I knew that this move was going to cause me to have to make some changes and adjust to a new reality and it's already happening. I'm going to have to re-evaluate my relationship to the amount of work that I make. I can't help myself most of the time, because, well, this is what I do. However, seeing how much work I've made over the past thirteen years that I'll be moving puts things into perspective a bit. It seems like I need to slow down with the quantity of work that I make and find a way to sell more.
The time has come. After 13 good years here in Old City, I will be relocating my studio during the first week of August. Another entity in the building is expanding and I can't compete on price in that area, so I'm going. My landlord was nice enough to give me 8 months notice back in March (my lease officially ends at the end of December). I started looking around almost as soon as I found out. I just found a new work space yesterday. It's smaller than my present space and will require some very creative storage solutions because of the amount of work that I have with me. One upside is that my new studio will be only 2 blocks from my apartment, so that's a good thing. I've wanted to have a space really close to where I live for a while now, and thankfully my timing was really good.

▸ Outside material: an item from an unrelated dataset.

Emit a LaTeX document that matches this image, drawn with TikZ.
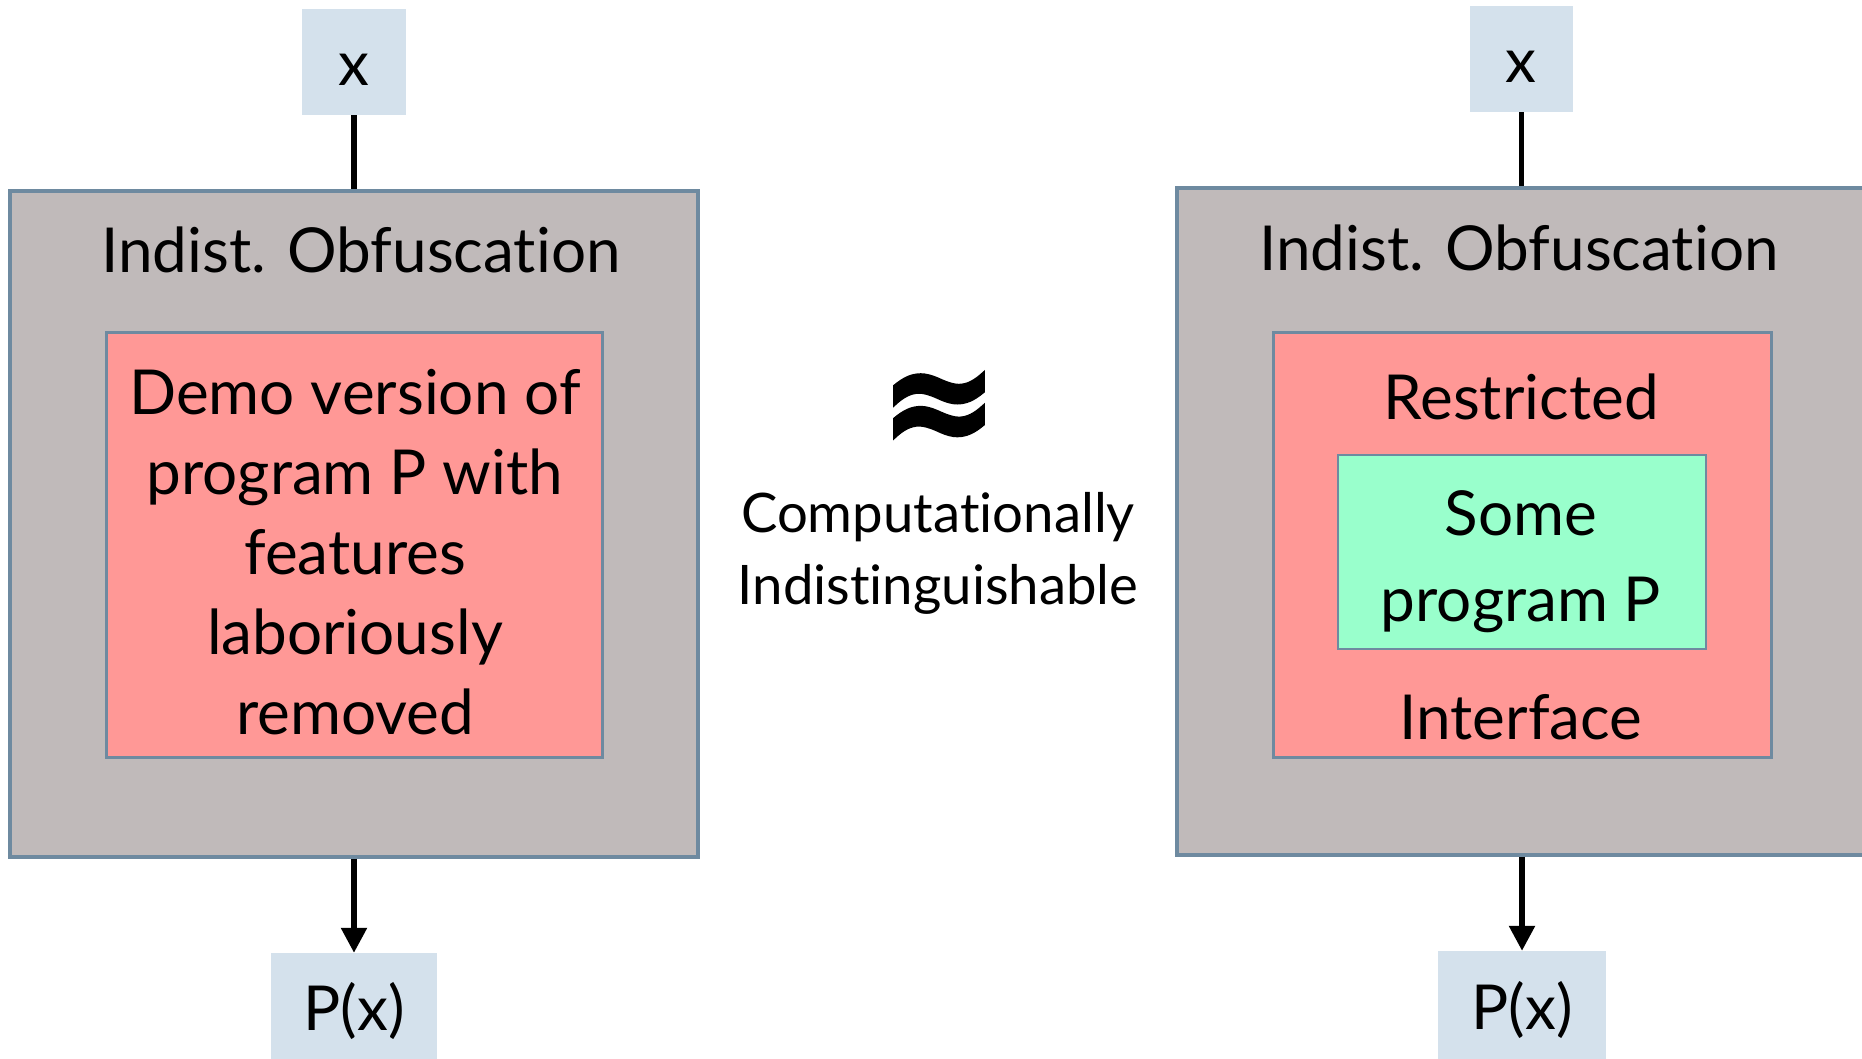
\documentclass[tikz,border=0pt]{standalone}
\usepackage{fontspec}
\setmainfont{Lato}[Ligatures={NoCommon,NoRare}]
\newfontfamily\approxfont{DejaVu Sans Bold}[FakeBold=1.5]
\usetikzlibrary{arrows.meta}

\definecolor{shell}{HTML}{C0BABA}
\definecolor{edge}{HTML}{6E8AA0}
\definecolor{core}{HTML}{FF9896}
\definecolor{prog}{HTML}{99FFCC}
\definecolor{io}{HTML}{D4E1EC}

\begin{document}
\begin{tikzpicture}[x=1pt,y=-1pt,
  iobox/.style={fill=io, inner sep=0},
  shellbox/.style={fill=shell, draw=edge, line width=3.5pt, inner sep=0,
                   minimum width=688pt, minimum height=666pt},
  corebox/.style={fill=core, draw=edge, line width=3pt, inner sep=0,
                  minimum height=425pt},
  progbox/.style={fill=prog, draw=edge, line width=2pt, inner sep=0,
                  minimum width=368pt, minimum height=194pt},
  txt/.style={font=\fontsize{62}{80}\selectfont, align=center, inner sep=0},
  smalltxt/.style={font=\fontsize{54.5}{72}\selectfont, align=center, inner sep=0},
  flow/.style={line width=5.5pt},
  tip/.style={-{Triangle[width=25pt,length=25pt]}}
]
\clip (0,0) rectangle (1862,1058);

% ---- left: obfuscated demo version ----
\node[iobox, minimum width=104pt, minimum height=106pt] (xL) at (354,62) {};
\node[txt] (xLt) at (354,70) {x};
\node[shellbox] (shellL) at (354,524) {};
\node[txt] (titleL) at (361,250) {Indist. Obfuscation};
\node[corebox, minimum width=496pt] (coreL) at (354,545) {};
\node[txt] (demo) at (355,552) {Demo version of\\program P with\\features\\laboriously\\removed};
\node[iobox, minimum width=166pt, minimum height=110pt] (pL) at (354,1008) {};
\node[txt] (pLt) at (354,1011) {P(x)};

\draw[flow] (xL.south) -- (shellL.north);
\draw[flow, tip] (shellL.south) -- (pL.north);

% ---- middle ----
\node[inner sep=0] (approx) at (939,414)
  {\resizebox{120pt}{83pt}{\approxfont ≈}};
\node[smalltxt] (ci) at (938,553) {Computationally\\Indistinguishable};

% ---- right: restricted interface around program P ----
\node[iobox, minimum width=103pt, minimum height=106pt] (xR) at (1521.5,59) {};
\node[txt] (xRt) at (1521,67) {x};
\node[shellbox, minimum height=667pt] (shellR) at (1521,521.5) {};
\node[txt] (titleR) at (1519,248) {Indist. Obfuscation};
\node[corebox, minimum width=498pt] (coreR) at (1522,545) {};
\node[txt] (restr) at (1521,397) {Restricted};
\node[progbox] (progR) at (1522,552) {};
\node[txt, font=\fontsize{62}{86}\selectfont] (some) at (1521,562) {Some\\program P};
\node[txt] (iface) at (1521,717) {Interface};
\node[iobox, minimum width=168pt, minimum height=111pt] (pR) at (1522,1006.5) {};
\node[txt] (pRt) at (1522,1010) {P(x)};

\draw[flow] (xR.south) -- (xR.south |- shellR.north);
\draw[flow, tip] (shellR.south -| pR.north) -- (pR.north);
\end{tikzpicture}
\end{document}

So, of course there are the expected mix of emotions: some sadness for having to leave such a good space that has been instrumental in helping me make some of my best work, so far. On the other hand, this move is a chance to shake things up a bit and make room for new things to happen. I feel like I was more ready for this to happen than I previously thought. I mean, the writing was on the wall, with all of the new construction of high-end condos going on at 3rd & Market, not even a half block away, I was going to have to move sooner or later. Thankfully, several things fell into place, including my landlord's generous notice and some funds becoming available to make relocating easier than it could have been.

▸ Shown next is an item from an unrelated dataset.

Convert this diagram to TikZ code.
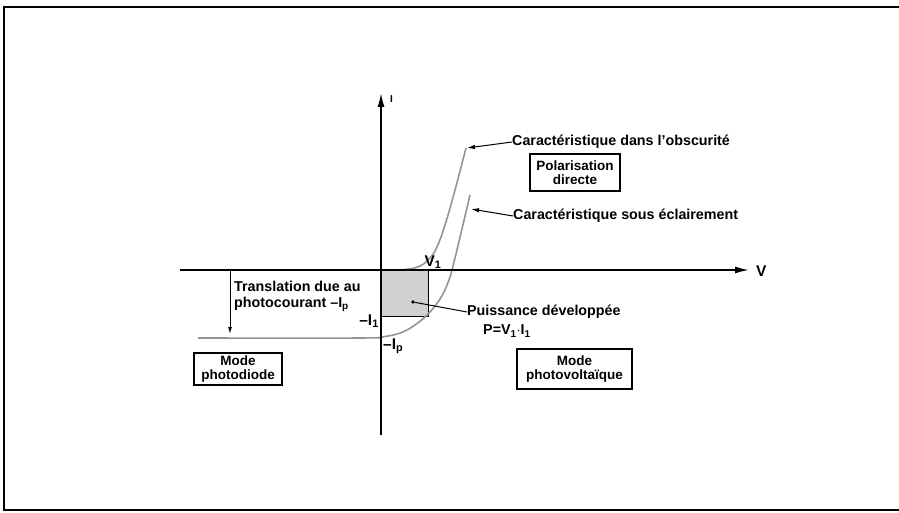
\documentclass[tikz,border=0pt]{standalone}
\usepackage{fontspec}
\setmainfont{Liberation Sans}
\usetikzlibrary{arrows.meta}
\tikzset{
  axisline/.style={line width=1.6pt, -{Latex[length=14pt,width=7pt]}},
  curveline/.style={line width=1.6pt, black!42},
  modebox/.style={draw, line width=1.2pt, align=center, inner sep=0pt, font=\bfseries\fontsize{13.5}{14}\selectfont},
  txt/.style={inner sep=0pt, font=\bfseries\fontsize{14.3}{15.5}\selectfont},
  big/.style={inner sep=0pt, font=\bfseries\fontsize{15.5}{16}\selectfont},
  pointer/.style={line width=1pt, -{Latex[length=8pt,width=4.5pt]}},
  frameline/.style={line width=1.8pt}
}
\begin{document}
\begin{tikzpicture}[x=1pt,y=-1pt]
\useasboundingbox (0,0) rectangle (899,513);
% frame
\coordinate (fTR) at (899,7);
\coordinate (fTL) at (4,7);
\coordinate (fBL) at (4,510);
\coordinate (fBR) at (899,510);
\draw[frameline] (fTR) -- (fTL) -- (fBL) -- (fBR);
% shaded power rectangle
\coordinate (O) at (381,270);
\coordinate (Q) at (428,316);
\fill[black!18] (O) rectangle (Q);
\draw[line width=1pt] (O -| Q) -- (Q) -- (O |- Q);
% curves
\draw[curveline] plot[smooth, tension=0.6] coordinates {(381,270) (405,269.5) (420,266) (430,258) (437,247) (445,225) (455,190) (466,148)};
\draw[curveline] plot[smooth, tension=0.6] coordinates {(198,338) (360,338) (385,336.5) (405,331) (425,317) (440,299) (449,280) (454,262) (461,233) (470,195)};
% axes
\coordinate (xstart) at (180,270);
\coordinate (xend) at (749,270);
\coordinate (ystart) at (381,435);
\coordinate (yend) at (381,93);
\draw[axisline] (xstart) -- (xend);
\draw[axisline] (ystart) -- (yend);
\node[big, anchor=west] (V) at (756,271) {V};
\node[inner sep=0pt, font=\bfseries\fontsize{10}{12}\selectfont, anchor=west] (I) at (390,99) {I};
% point labels
\node[big] (V1) at (433,262) {V$_{\mathbf 1}$};
\node[big, anchor=east] (mI1) at (379,321) {–I$_{\mathbf 1}$};
\node[big, anchor=west] (mIp) at (383,346) {–I$_{\mathbf p}$};
% translation
\coordinate (tr1) at (230,271);
\coordinate (tr2) at (230,334);
\draw[line width=1pt, -{Latex[length=7pt,width=4pt]}] (tr1) -- (tr2);
\node[txt, anchor=north west, align=left] (trans) at (234,281) {Translation due au\\photocourant –I$_{\mathbf p}$};
% power label
\node[circle, fill, inner sep=1.3pt] (dot) at (413,302) {};
\node[txt, anchor=west] (puis) at (467,312) {Puissance développée};
\node[txt] (Pform) at (507,331) {P=V$_{\mathbf 1}\cdot$I$_{\mathbf 1}$};
\draw[line width=1pt] (dot) -- (puis.west);
% characteristic captions
\coordinate (darktop) at (467,148);
\coordinate (lighttop) at (471,209);
\node[txt, anchor=west] (obs) at (512,142) {Caractéristique dans l'obscurité};
\node[txt, anchor=west] (ecl) at (513,216) {Caractéristique sous éclairement};
\draw[pointer] (obs.west) -- (darktop);
\draw[pointer] (ecl.west) -- (lighttop);
% mode boxes
\node[modebox, minimum width=90pt, minimum height=37pt] (pol) at (575,172.5) {Polarisation\\directe};
\node[modebox, minimum width=115pt, minimum height=40pt] (pv) at (574.5,369) {Mode\\photovoltaïque};
\node[modebox, minimum width=88pt, minimum height=32pt] (pd) at (238,369) {Mode\\photodiode};
\end{tikzpicture}
\end{document}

I'm still unsure about how I'm going to deal with the size of the space that I'm moving into, but I'm going to have to make it work. I've looked around a bit at a variety of potential studio spaces and having to re-enter the studio rental market after 13 years was a little tough in terms of how far my present budget will go. However, the convenience of being this close to home is a huge plus for me. The storage issue, however, is going to present some challenges. I'm working out something with my new landlord which is going to ease the problem, but I know that I'm gong to have to cull some much older work in order to make this new situation work without having to look at another monthly bill for storage on top of rent. I'm working on that issue and already have some potential solutions. Tomorrow, I'm going to begin the process of looking at everything that I have in the studio and determining what I want and what I should keep of the pre-2000 paintings. Then, I have to determine exactly what to do with works that are the weak links. I'm sure that I'll be destroying some things that I know I don't need to have around any more, as I have in the past. Culling artwork every so often is a good practice and it has helped me a lot in years gone by. It's time to get moving on to the next phase of my art life.